In its final report on the crash, released in October, the National Transportation Board listed the cause of the crash as follows:

"The pilot's loss of airplane control during a known one-engine-inoperative condition. The reasons for the loss of control and engine shutdown could not be determined because the airplane was not equipped with a crash-resistant recorder and postaccident examination and testing did not reveal evidence of any malfunction that would have precluded normal operation."

William Angelley, a Dallas-based attorney who specializes in aviation law, says the NTSB got it wrong.

"The NTSB missed this one," he said in a news release.

Angelley, who flew helicopters in the U.S. Navy before beginning his legal career almost 20 years ago, said the cause of the left engine failure is clear.

"My investigators found it within thirty minutes. Plus, it's right there in the NTSB's own data. If they didn't see evidence of the malfunction, they either weren't looking or didn't know what they were doing."

Angelley filed a wrongful death lawsuit in Tulsa County on Tuesday, December 9, 2014 on behalf of Inhofe's wife and two sons.

The suit names as defendants Honeywell International, the manufacturer of the engines; Landmark Aviation Services and Standard Aero, which it says did work on the engine that was shut down; and Intercontinental Jet Service Corporation, which is says had reinstalled the engine on the airplane.

The lawsuit seeks in excess of $75,000 in damages.

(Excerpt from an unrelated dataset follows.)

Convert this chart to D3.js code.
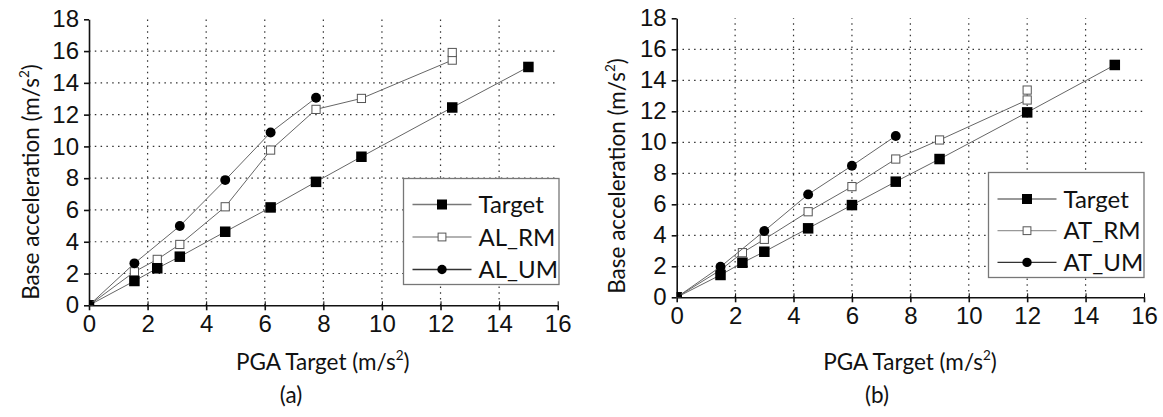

According to the NTSB, the FAA requires pilots who fly the MU-2B to get special training and have a certain level of experience. The FAA adopted those requirements after a number of crashes involving MU-2Bs over the years.

The NTSB said Dr. Inhofe had purchased the MU-2B in September of 2013 and completed ground school the week before the crash at Professional Flight Training in Salina, Kansas. He then completed training flights in the accident plane that week, according to the NTSB. 

Dr. Inhofe had performed a single-engine landing on the morning of the accident as part of his training, according to the NTSB and the accident flight was the first time he flew the MU-2B alone.

The NTSB says Inhofe had a total of 2,874 flight hours, with more than half of those in multiengine airplanes.

The investigator interviewed three pilots who'd flown with Dr. Inhofe in the months before the accident. Although interviewed separately all three pilots described him as a very good aviator who was studious and modest about his pilot skills. None of them recalled him displaying any negative or bad flying habits.

Angelley disputes the NTSB's statement that the airplane should have been flyable on one engine. He says the left engine failed after the airplane's landing gear and flaps were extended. "That set up an impossible situation for Dr. Inhofe. Virtually no one could have recovered from that. There is simply too much drag and not enough power."

The NTSB says a ground controller cleared Inhofe to land on runway 18L, meaning it was landing to the south on the main runway. The controller also instructed the pilot to reduce his speed to 150 knots.

Inhofe acknowledged both instructions, according to the NTSB, but then his plane started to make a left turn. When the controller asked Inhofe about the unexpected turn, Inhofe radioed that he had a control problem.

When the controller saw that the turn was continuing, he cleared Inhofe to maneuver to the west and asked if Inhofe needed assistance. Dr. Inhofe  told the controller his left engine was shut down, according to the NTSB.

The controller declared an emergency for the pilot and asked how many people were on board and how much fuel the plane had. The controller received no further communications from the pilot.

The NTSB says radar indicates the plane made a 360-degree left turn about five miles from the north end of the runway and then contact was lost.

Witnesses told investigators they saw the aircraft making the turn with its landing gear extended and the propeller on the left engine not turning. They reported seeing the plane make a right turn, then a left turn and then a steep spiral to the left as it disappeared from view.

The lawsuit asks for a jury trial, but according to court records no date has been set.